= Newcastle Emlyn railway station =

Former railway station in Wales

Newcastle Emlyn was a railway station terminus in the town of Newcastle Emlyn, West Wales, on the proposed broad gauge Teifi Valley line of the Carmarthen and Cardigan Railway.

==History==
The Teifi Valley Railway was originally conceived as a broad-gauge line between Carmarthen and Cardigan. The line was opened temporarily in 1860, under the South Wales Railway and was fully opened the following year. It was operated by the Carmarthen and Cardigan Railway between Carmarthen and Cynwyl Elfed. In 1864, the line was extended to Pencader and Llandysul.

By 1872 it had been converted to standard gauge but, by now, the line was bankrupt. Bought by the Great Western Railway, it extended the terminus to Newcastle Emlyn in 1895, The GWR saw no point in developing the line beyond this point and so it became a terminus.
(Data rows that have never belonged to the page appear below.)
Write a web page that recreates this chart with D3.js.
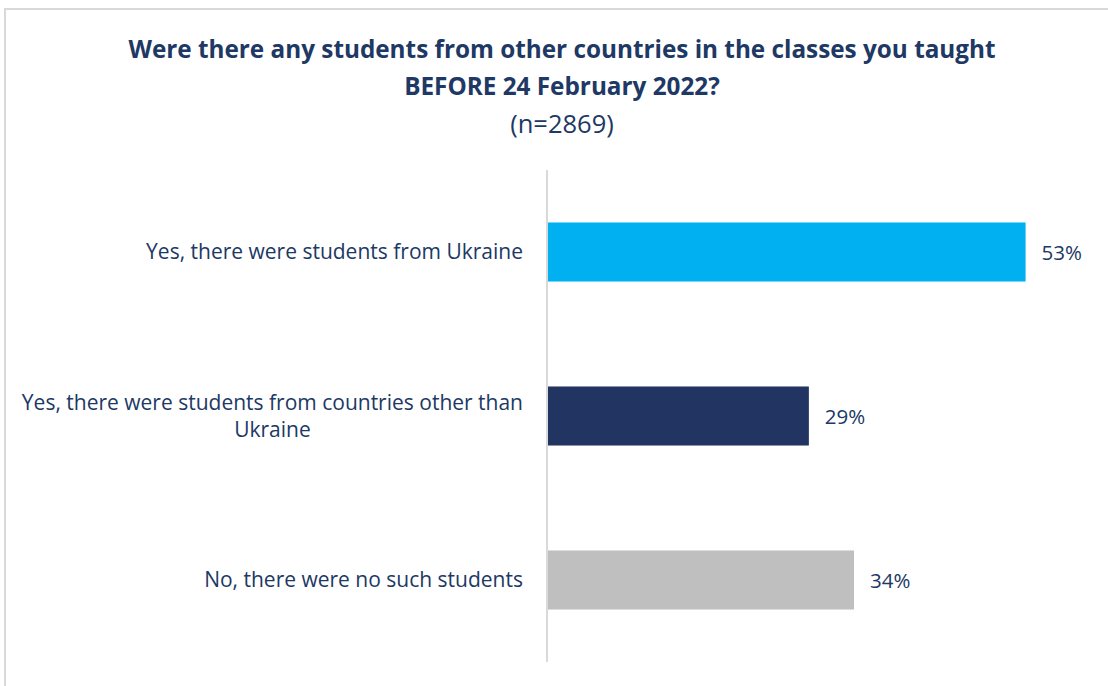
<!DOCTYPE html>
<html>
<head>
<meta charset="utf-8">
<script src="https://cdn.jsdelivr.net/npm/d3@7"></script>
<style>
  html, body { margin: 0; padding: 0; background: #fff; }
  svg { display: block; font-family: "Open Sans", Lato, sans-serif; }
</style>
</head>
<body>
<svg id="chart" width="1108" height="686"></svg>
<script>
// Survey answers and their shares (%)
const categories = [
  ["Yes, there were students from Ukraine"],
  ["Yes, there were students from countries other than", "Ukraine"],
  ["No, there were no such students"]
];
const values = [53, 29, 34];
const colors = ["#00b0f0", "#223562", "#bfbfbf"];
const titleLines = [
  "Were there any students from other countries in the classes you taught",
  "BEFORE 24 February 2022?"
];
const subtitle = "(n=2869)";

const svg = d3.select("#chart");
const navy = "#203864";

// Frame around the chart
svg.append("rect")
  .attr("x", 5).attr("y", 9)
  .attr("width", 1120).attr("height", 700)
  .attr("fill", "none")
  .attr("stroke", "#d9d9d9")
  .attr("stroke-width", 2);

// Title
const cx = 562;
titleLines.forEach((t, i) => {
  svg.append("text")
    .attr("x", cx).attr("y", 57.5 + i * 37)
    .attr("text-anchor", "middle")
    .attr("font-size", 24.3)
    .attr("font-weight", 700)
    .attr("fill", navy)
    .text(t);
});
svg.append("text")
  .attr("x", cx).attr("y", 133)
  .attr("text-anchor", "middle")
  .attr("font-size", 25.5)
  .attr("fill", navy)
  .text(subtitle);

// Scales
const x0 = 547;
const x = d3.scaleLinear().domain([0, 100]).range([x0, x0 + 903]);
const y = d3.scaleBand()
  .domain(d3.range(values.length))
  .range([170, 662])
  .paddingInner(0.64)
  .paddingOuter(0.32);

// Bars
svg.append("g").selectAll("rect")
  .data(values)
  .join("rect")
  .attr("x", x(0))
  .attr("y", (d, i) => y(i))
  .attr("width", d => x(d) - x(0))
  .attr("height", y.bandwidth())
  .attr("fill", (d, i) => colors[i]);

// Category axis line
svg.append("line")
  .attr("x1", x0).attr("x2", x0)
  .attr("y1", 170).attr("y2", 662)
  .attr("stroke", "#d9d9d9")
  .attr("stroke-width", 2);

// Value labels
svg.append("g").selectAll("text")
  .data(values)
  .join("text")
  .attr("x", d => x(d) + 16)
  .attr("y", (d, i) => y(i) + y.bandwidth() / 2)
  .attr("dy", "0.38em")
  .attr("font-size", 20.5)
  .attr("fill", navy)
  .text(d => d + "%");

// Category labels, wrapped lines centred on the longest line
const labelRight = 523;
const lineH = 27;
categories.forEach((lines, i) => {
  const g = svg.append("g");
  const cy = y(i) + y.bandwidth() / 2;
  const texts = lines.map((l, j) => g.append("text")
    .attr("y", cy + (j - (lines.length - 1) / 2) * lineH)
    .attr("dy", "0.35em")
    .attr("font-size", 21)
    .attr("fill", navy)
    .text(l));
  const maxW = d3.max(texts, t => t.node().getComputedTextLength());
  texts.forEach(t => {
    if (lines.length > 1) {
      t.attr("x", labelRight - maxW / 2).attr("text-anchor", "middle");
    } else {
      t.attr("x", labelRight).attr("text-anchor", "end");
    }
  });
});
</script>
</body>
</html>
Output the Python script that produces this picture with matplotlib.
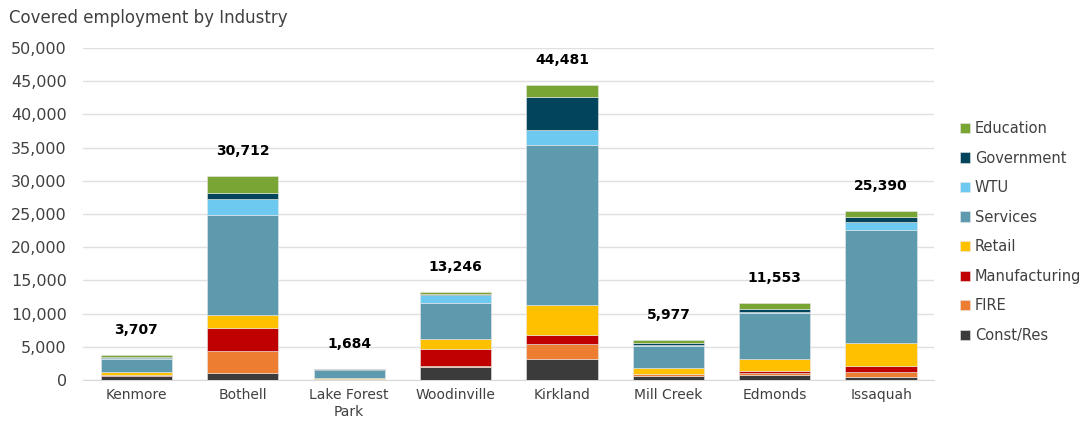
import matplotlib
matplotlib.use('Agg')
import matplotlib.pyplot as plt
import numpy as np

#=================
# DATA
#=================
cities = ["Kenmore", "Bothell", "Lake Forest\nPark", "Woodinville", "Kirkland",
          "Mill Creek", "Edmonds", "Issaquah"]

const_res     = [557, 1100, 64, 1910, 3100, 577, 723, 500]
fire          = [100, 3210, 120, 200, 2300, 300, 300, 660]
manufacturing = [150, 3570, 20, 2610, 1450, 100, 300, 950]
retail        = [350, 1960, 150, 1510, 4370, 800, 1850, 3510]
services      = [1950, 15060, 1150, 5366, 24200, 3400, 6880, 17020]
wtu           = [150, 2300, 40, 1200, 2200, 100, 250, 1200]
government    = [150, 900, 60, 150, 5000, 350, 450, 750]
education     = [300, 2610, 80, 300, 1861, 350, 800, 800]

totals = [3707, 30712, 1684, 13246, 44481, 5977, 11553, 25390]

series = [
    ("Const/Res", const_res, "#3b3b3b"),
    ("FIRE", fire, "#ed7d31"),
    ("Manufacturing", manufacturing, "#c00000"),
    ("Retail", retail, "#ffc000"),
    ("Services", services, "#5e9aae"),
    ("WTU", wtu, "#6dc9f0"),
    ("Government", government, "#02445c"),
    ("Education", education, "#78a534"),
]

#=================
# PLOT
#=================
plt.rcParams['font.family'] = ['DejaVu Sans']

fig = plt.figure(figsize=(10.86, 4.21), dpi=100)
ax = fig.add_axes([0.0767, 0.0974, 0.7836, 0.7886])

x = np.arange(len(cities))
bottom = np.zeros(len(cities))
for name, vals, col in series:
    ax.bar(x, vals, width=0.67, bottom=bottom, color=col, label=name,
           edgecolor="#e8e8e8", linewidth=0.4, zorder=3)
    bottom += np.array(vals)

for xi, top, tot in zip(x, bottom, totals):
    ax.annotate(f"{tot:,}", (xi, top), xytext=(0, 18), textcoords="offset points",
                ha="center", va="center", fontsize=10, fontweight="bold", color="black")

ax.set_xlim(-0.5, len(cities) - 0.5)
ax.set_ylim(0, 50000)
ax.set_yticks(np.arange(0, 50001, 5000))
ax.yaxis.set_major_formatter(matplotlib.ticker.FuncFormatter(lambda v, p: f"{int(v):,}"))
ax.set_xticks(x)
ax.set_xticklabels(cities)
ax.tick_params(axis="y", length=0, labelsize=11.5, labelcolor="#404040", pad=12)
ax.tick_params(axis="x", length=0, labelsize=10, labelcolor="#404040", pad=6)
ax.grid(axis="y", color="#e0e0e0", linewidth=1, zorder=0)
for s in ["top", "right", "left"]:
    ax.spines[s].set_visible(False)
ax.spines["bottom"].set_color("#d9d9d9")

fig.text(0.008, 0.958, "Covered employment by Industry", fontsize=12, color="#404040",
         ha="left", va="center")

h, l = ax.get_legend_handles_labels()
fig.legend(h[::-1], l[::-1], loc="center left", bbox_to_anchor=(0.872, 0.449),
           frameon=False, fontsize=10.5, labelcolor="#404040", handlelength=0.7,
           handleheight=0.7, handletextpad=0.3, labelspacing=1.0)

fig.savefig("out.png", dpi=100)
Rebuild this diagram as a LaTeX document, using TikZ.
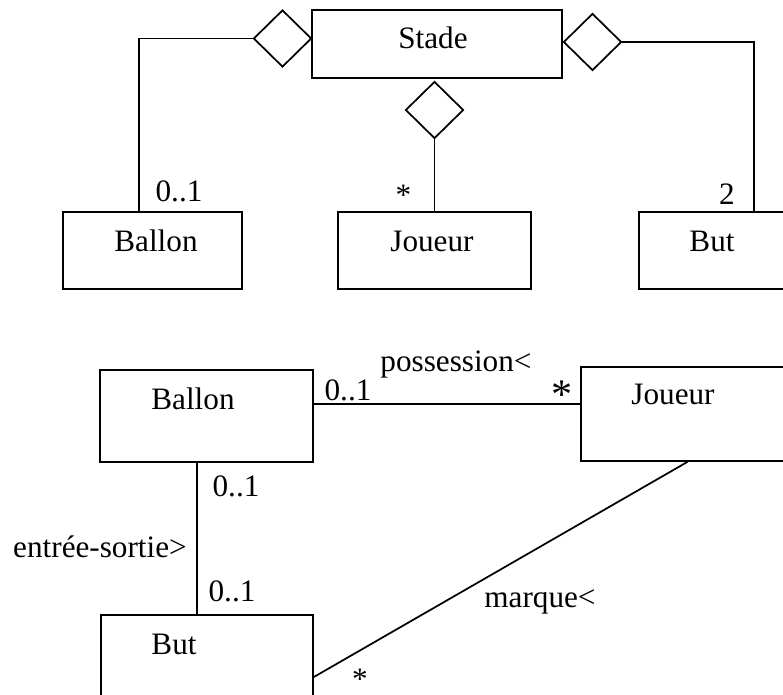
\documentclass[tikz,border=0pt]{standalone}
\usepackage{fontspec}
\setmainfont{Liberation Serif}
\usetikzlibrary{shapes.geometric}
\usetikzlibrary{calc}

\tikzset{
  classe/.style={draw, rectangle, inner sep=0pt, line width=1.3pt},
  losange/.style={draw, diamond, inner sep=0pt, minimum width=43.5pt, minimum height=42.75pt, line width=1.3pt},
  lien/.style={line width=1.3pt},
  txt/.style={anchor=base, inner sep=0pt}
}

\begin{document}
\begin{tikzpicture}[x=0.75pt,y=0.75pt,yscale=-1,xscale=1,font=\fontsize{23.4pt}{28pt}\selectfont]
\useasboundingbox (0,0) rectangle (783,695);
\clip (0,0) rectangle (783,695);

%Shape: Rectangle [stade]
\node [classe, minimum width=187.5pt, minimum height=51pt] (stade) at (437,44) {};
%Shape: Rectangle [ballon, joueur, but - haut]
\node [classe, minimum width=134.25pt, minimum height=57.75pt] (ballonA) at (152.5,250.5) {};
\node [classe, minimum width=144.75pt, minimum height=57.75pt] (joueurA) at (434.5,250.5) {};
\node [classe, minimum width=135pt, minimum height=57.75pt] (butA) at (729,250.5) {};
%Shape: Diamond
\node [losange] (dg) at (282.5,38.5) {};
\node [losange] (dd) at (592.5,42) {};
\node [losange] (dm) at (434.5,110) {};

%Straight Lines [aggregations]
\draw [lien] (dg.west) -| ($(ballonA.north)+(-13.5,0)$);
\draw [lien] (dd.east) -| ($(butA.north)+(25,0)$);
\draw [lien] (dm.south) -- (joueurA.north);

%Shape: Rectangle [ballon, joueur, but - bas]
\node [classe, minimum width=159.75pt, minimum height=69pt] (ballonB) at (206.5,416) {};
\node [classe, minimum width=159.75pt, minimum height=70.5pt] (joueurB) at (687.5,414) {};
\node [classe, minimum width=159pt, minimum height=69pt] (butB) at (207,661) {};

%Straight Lines [associations]
\coordinate (pa) at ($(ballonB.east)+(0,-12)$);
\draw [lien] (pa) -- (joueurB.west |- pa);
\draw [lien] ($(ballonB.south)+(-9.5,0)$) -- ($(butB.north)+(-10,0)$);
\draw [lien] (joueurB.south) -- ($(butB.east)+(0,16)$);

% Text Node
\node [txt] (tstade) at (433,49) {Stade};
\node [txt] (tballonA) at (156,252) {Ballon};
\node [txt] (tjoueurA) at (432,252) {Joueur};
\node [txt] (tbutA) at (712,252) {But};
\node [txt] (m1) at (179,202) {0..1};
\node [txt] (m2) at (403.5,206) {*};
\node [txt] (m3) at (727,205) {2};

% Text Node
\node [txt] (tballonB) at (193,410) {Ballon};
\node [txt] (tjoueurB) at (673,405) {Joueur};
\node [txt] (tbutB) at (174,654) {But};
\node [txt] (tposs) at (456,372) {possession<};
\node [txt] (m4) at (348,401) {0..1};
\node [txt, scale=1.35] (m5) at (562,409) {*};
\node [txt] (m6) at (236,497) {0..1};
\node [txt] (tentree) at (100,558) {entrée-sortie>};
\node [txt] (m7) at (232,602) {0..1};
\node [txt] (tmarque) at (540,608) {marque<};
\node [txt] (m8) at (360,689) {*};

\end{tikzpicture}
\end{document}
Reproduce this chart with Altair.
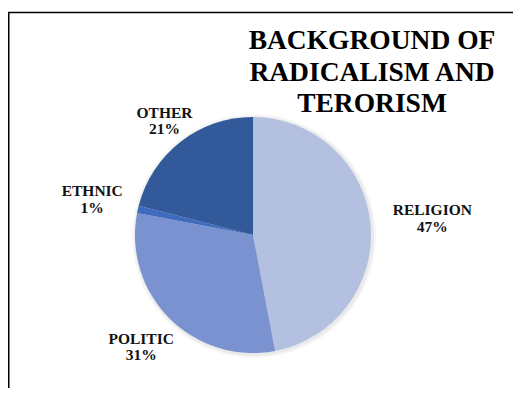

Passenger services ceased in 1952, but goods services continued to run due in part to milk train services to the Co-operative Group creamery. Co-located at the station, later owned by Dried Milk Products it latterly produced cheese. Freight services continued until 1973.

==Preservation ==
After the cessation of freight services, the lines were removed and the station demolished. Today there is no sign of the station and the site has been redeveloped as a garage.

The Teifi Valley Railway, taking its name from what the old line was called locally, is a narrow gauge steam/diesel visitor attraction which runs part way to Newcastle Emlyn from its base at Henllan. Extension of its line into Newcastle Emlyn will require rebuilding of a bridge over the River Teifi which had been demolished following storm damage in 1987.